I can think of one case where damage mitigation was refluffed as healing -- The Incredible Hulk originally was hard to hurt. That was refluffed as "instantaneous regeneration" in at least one of the comic book streams.

The result was the same; i daresay the mechanics were the same. Only the corner cases changed.
Bringing someone back to consciousness and healing in between fights are not corner cases. :)
 

Well, if the marshal may get something like the following, it may go a long way to cover those cases.

Inspirational Frenzy: 1 minute actvation, Range 30 feet, Target all sentient allies [Mind-affecting, Language];
All listeners receive temporary hit points equal to their Con score with a miniimum of 10 points gained. The hit points will last one hour or until the next battle is complete whichever is less.

That substitutes for a bunch of healing. It may not bring someone back to consciousness, but it prevents them from entering that state in the first place when they normally would. And as for healing between fights, if the individuals took less than the temporary hp damage, it's as if they're untouched.

Now it is true that the character couldn't use this during a fight, but he may have something like the following:

Rally: Standard action actvation, Range 30 feet, Target all sentient allies [Mind-affecting, Language];
All listeners receive temporary hit points equal to the Martial level of the character and develop unshakable morele. Use of the ability reduces the Marshal's hp the same amount granted. This can leave the marshal unconscious at the end of the round. The hit points will last 5 minutes or until the next battle is complete whichever is less.

Thee abilities will only shine if hit points and damage are reduced to pre-3e inflation levels, of course.
 

I can't, in my mind, justify encounter based resources. I've tried. I tried looking at it like, they know that trick now so I have to use another one, but it just doesn't feel right for me at the table. Daily resources sometimes have that effect for me as well, but I've had 30 years to get used to those. I suppose it would be less of an issue if encounter based resources weren't limited to one per an encounter, instead worked like daily resources and recharged with a short rest. (Which I mean you can use your powers x times/encounter total and you choose what to use each encounter.) At least then I wouldn't feel like I was being forced to do something that interfered with my immersion. Whether this is considered meta-game or not doesn't concern me, but if it breaks my immersion because I start asking those questions, then it's an issue for me.

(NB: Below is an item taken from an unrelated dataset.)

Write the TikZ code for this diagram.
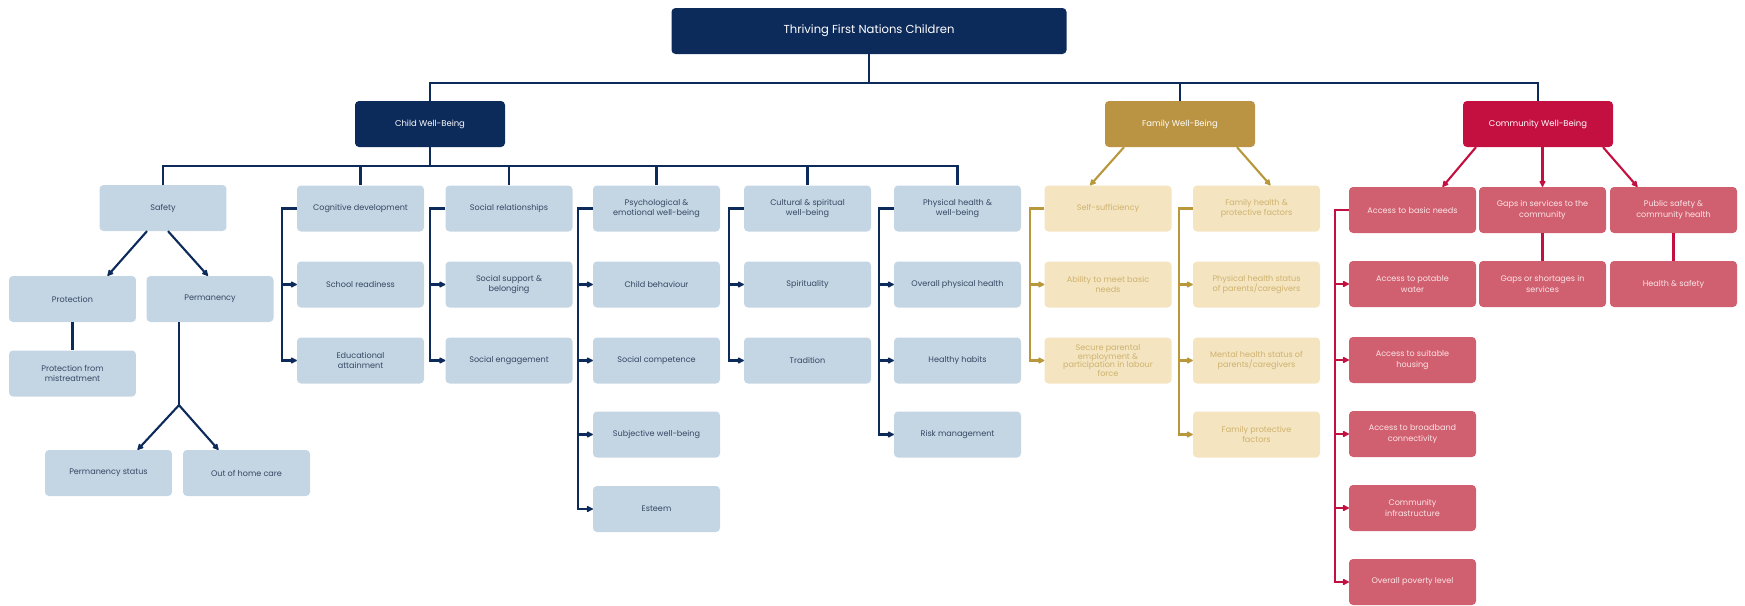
\documentclass[tikz,border=0pt]{standalone}
\usepackage{fontspec}
\setmainfont{Poppins}
\usetikzlibrary{arrows.meta}
\definecolor{brandNavy}{RGB}{12,42,90}
\definecolor{skyBox}{RGB}{196,213,228}
\definecolor{skyInk}{RGB}{52,72,98}
\definecolor{goldDeep}{RGB}{186,148,66}
\definecolor{goldLine}{RGB}{184,152,58}
\definecolor{goldPale}{RGB}{244,228,192}
\definecolor{goldInk}{RGB}{206,178,110}
\definecolor{crimson}{RGB}{196,16,64}
\definecolor{roseBox}{RGB}{208,96,112}
\definecolor{roseInk}{RGB}{252,228,230}
\tikzset{
  box/.style={rounded corners=0.2cm,minimum width=6.35cm,minimum height=2.3cm,inner sep=2pt,
              align=center,font=\fontsize{11.5}{14.5}\selectfont},
  childbox/.style={box,fill=skyBox,text=skyInk},
  famlybox/.style={box,fill=goldPale,text=goldInk},
  commbox/.style={box,fill=roseBox,text=roseInk},
  headbox/.style={rounded corners=0.2cm,minimum width=7.5cm,minimum height=2.3cm,text=white,
              font=\fontsize{12}{14}\selectfont},
  navyline/.style={draw=brandNavy,line width=3pt},
  goldwire/.style={draw=goldLine,line width=3pt},
  crimwire/.style={draw=crimson,line width=3pt},
  arrowend/.style={-{Latex[length=0.38cm,width=0.38cm,round]}}
}
\begin{document}
\begin{tikzpicture}[x=0.05cm,y=-0.05cm]
\useasboundingbox (0,0) rectangle (1745,605);

% top levels
\node[rounded corners=0.2cm,fill=brandNavy,text=white,minimum width=19.75cm,minimum height=2.3cm,
      font=\fontsize{16.5}{18}\selectfont] (thrive) at (869,31) {Thriving First Nations Children};
\node[headbox,fill=brandNavy] (child) at (430,124) {Child Well-Being};
\node[headbox,fill=goldDeep] (family) at (1180,124) {Family Well-Being};
\node[headbox,fill=crimson] (community) at (1538,124) {Community Well-Being};

\foreach \n in {child,family,community}
  \draw[navyline] (thrive.south) -- ++(0,29) -| (\n.north);

% child well-being
\node[childbox] (safety) at (163,208) {Safety};
\node[childbox] (protect) at (72.5,299) {Protection};
\node[childbox] (perman) at (210,299) {Permanency};
\node[childbox] (mistreat) at (72.5,373.5) {Protection from\\mistreatment};
\node[childbox] (permstat) at (108.5,473) {Permanency status};
\node[childbox] (homecare) at (246.5,473) {Out of home care};

\node[childbox] (cogdev) at (360.5,208.5) {Cognitive development};
\node[childbox] (school) at (360.5,284.5) {School readiness};
\node[childbox] (educ) at (360.5,360.5) {Educational\\attainment};

\node[childbox] (socrel) at (509,208.5) {Social relationships};
\node[childbox] (support) at (509,284.5) {Social support \&\\belonging};
\node[childbox] (engage) at (509,360.5) {Social engagement};

\node[childbox] (psych) at (656.5,208.5) {Psychological \&\\emotional well-being};
\node[childbox] (behave) at (656.5,284.5) {Child behaviour};
\node[childbox] (compet) at (656.5,360.5) {Social competence};
\node[childbox] (subject) at (656.5,434.5) {Subjective well-being};
\node[childbox] (esteem) at (656.5,509) {Esteem};

\node[childbox] (cultural) at (807.5,208.5) {Cultural \& spiritual\\well-being};
\node[childbox] (spirit) at (807.5,284.5) {Spirituality};
\node[childbox] (tradit) at (807.5,360.5) {Tradition};

\node[childbox] (physical) at (957.5,208.5) {Physical health \&\\well-being};
\node[childbox] (overall) at (957.5,284.5) {Overall physical health};
\node[childbox] (habits) at (957.5,360.5) {Healthy habits};
\node[childbox] (risk) at (957.5,434.5) {Risk management};

\foreach \n in {safety,cogdev,socrel,psych,cultural,physical}
  \draw[navyline] (child.south) -- ++(0,19) -| (\n.north);

\draw[navyline,arrowend] ([xshift=-0.8cm]safety.south) -- ([xshift=1.75cm]protect.north);
\draw[navyline,arrowend] ([xshift=0.25cm]safety.south) -- ([xshift=-0.1cm]perman.north);
\draw[navyline] (protect) -- (mistreat);
\coordinate (permfork) at ([xshift=-1.55cm,yshift=-4.15cm]perman.south);
\draw[navyline] ([xshift=-1.55cm]perman.south) -- (permfork);
\draw[navyline,arrowend] (permfork) -- ([xshift=1.45cm]permstat.north);
\draw[navyline,arrowend] (permfork) -- ([xshift=-1.4cm]homecare.north);

\foreach \up/\dn in {cogdev/school,cogdev/educ,socrel/support,socrel/engage,
    psych/behave,psych/compet,psych/subject,psych/esteem,cultural/spirit,cultural/tradit,
    physical/overall,physical/habits,physical/risk}
  \draw[navyline,arrowend] (\up.west) -- ++(-15,0) |- (\dn.west);

% family well-being
\node[famlybox] (selfsuf) at (1108,208.5) {Self-sufficiency};
\node[famlybox] (basic) at (1108,284.5) {Ability to meet basic\\needs};
\node[famlybox,font=\fontsize{11.5}{12.5}\selectfont] (employ) at (1108,360.5)
  {Secure parental\\employment \&\\participation in labour\\force};
\node[famlybox] (famhealth) at (1256.5,208.5) {Family health \&\\protective factors};
\node[famlybox] (physstat) at (1256.5,284.5) {Physical health status\\of parents/caregivers};
\node[famlybox] (mentstat) at (1256.5,360.5) {Mental health status of\\parents/caregivers};
\node[famlybox] (famprot) at (1256.5,434.5) {Family protective\\factors};

\draw[goldwire,arrowend] ([xshift=-2.8cm]family.south) -- ([xshift=-0.9cm]selfsuf.north);
\draw[goldwire,arrowend] ([xshift=2.85cm]family.south) -- ([xshift=0.7cm]famhealth.north);
\foreach \up/\dn in {selfsuf/basic,selfsuf/employ,famhealth/physstat,famhealth/mentstat,famhealth/famprot}
  \draw[goldwire,arrowend] (\up.west) -- ++(-14,0) |- (\dn.west);

% community well-being
\node[commbox] (needs) at (1412.5,210) {Access to basic needs};
\node[commbox] (water) at (1412.5,284) {Access to potable\\water};
\node[commbox] (housing) at (1412.5,360) {Access to suitable\\housing};
\node[commbox] (broadband) at (1412.5,434) {Access to broadband\\connectivity};
\node[commbox] (infra) at (1412.5,508) {Community\\infrastructure};
\node[commbox] (poverty) at (1412.5,582) {Overall poverty level};
\node[commbox] (gaps) at (1542.5,210) {Gaps in services to the\\community};
\node[commbox] (shortage) at (1542.5,284) {Gaps or shortages in\\services};
\node[commbox] (pubsafe) at (1673.5,210) {Public safety \&\\community health};
\node[commbox] (hsafety) at (1673.5,284) {Health \& safety};

\draw[crimwire,arrowend] ([xshift=-3.1cm]community.south) -- ([xshift=1.5cm]needs.north);
\draw[crimwire,arrowend] (community.south -| gaps.north) -- (gaps.north);
\draw[crimwire,arrowend] ([xshift=3.25cm]community.south) -- ([xshift=-1.8cm]pubsafe.north);
\draw[crimwire] (gaps) -- (shortage);
\draw[crimwire] (pubsafe) -- (hsafety);
\foreach \dn in {water,housing,broadband,infra,poverty}
  \draw[crimwire,arrowend] (needs.west) -- ++(-14,0) |- (\dn.west);
\end{tikzpicture}
\end{document}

I think it isn't quite that hard and fast, but clearly people often perceive some sort of meta-game aspect to powers being rate limited. I think it is pretty clear from reading the DDN articles and the actual rules packets that one of the main goals of the design is to stomp out even the slightest possible smell of any character touching rule that gains justification from game mechanics or player stance thinking.

Clearly many of us are just not interested in a game that avoids those things. To ME powers are plot coupons, as are pretty much all other player resources. Its a game where you tell a story about trying to defeat evil forces (or whatever) and part of the game is you get to do cool extraordinary stuff sometimes. Your character sheet tells you what stuff you, the player, can do in the game by virtue of what sort of character mechanics you picked (and conveniently also probably holds info on narrative aspects of your choices as well presumably, but that's really outside of rules discussions). I actively do not want to be limited to PC stance thinking. The players are a vital part of my game and they need the ability to shape the way it goes in active ways. The rules can help a LOT with that.

Honestly I think in general there's just not any going back. RPGs have evolved past "process simulation". They can still largely be about character options that are largely embedded in character stance, there should always be SOME connection there, but it doesn't need to be direct. This is the very reason I don't play 2e anymore and never was really interested in 3e either. Its the 21st Century, not 1975 anymore.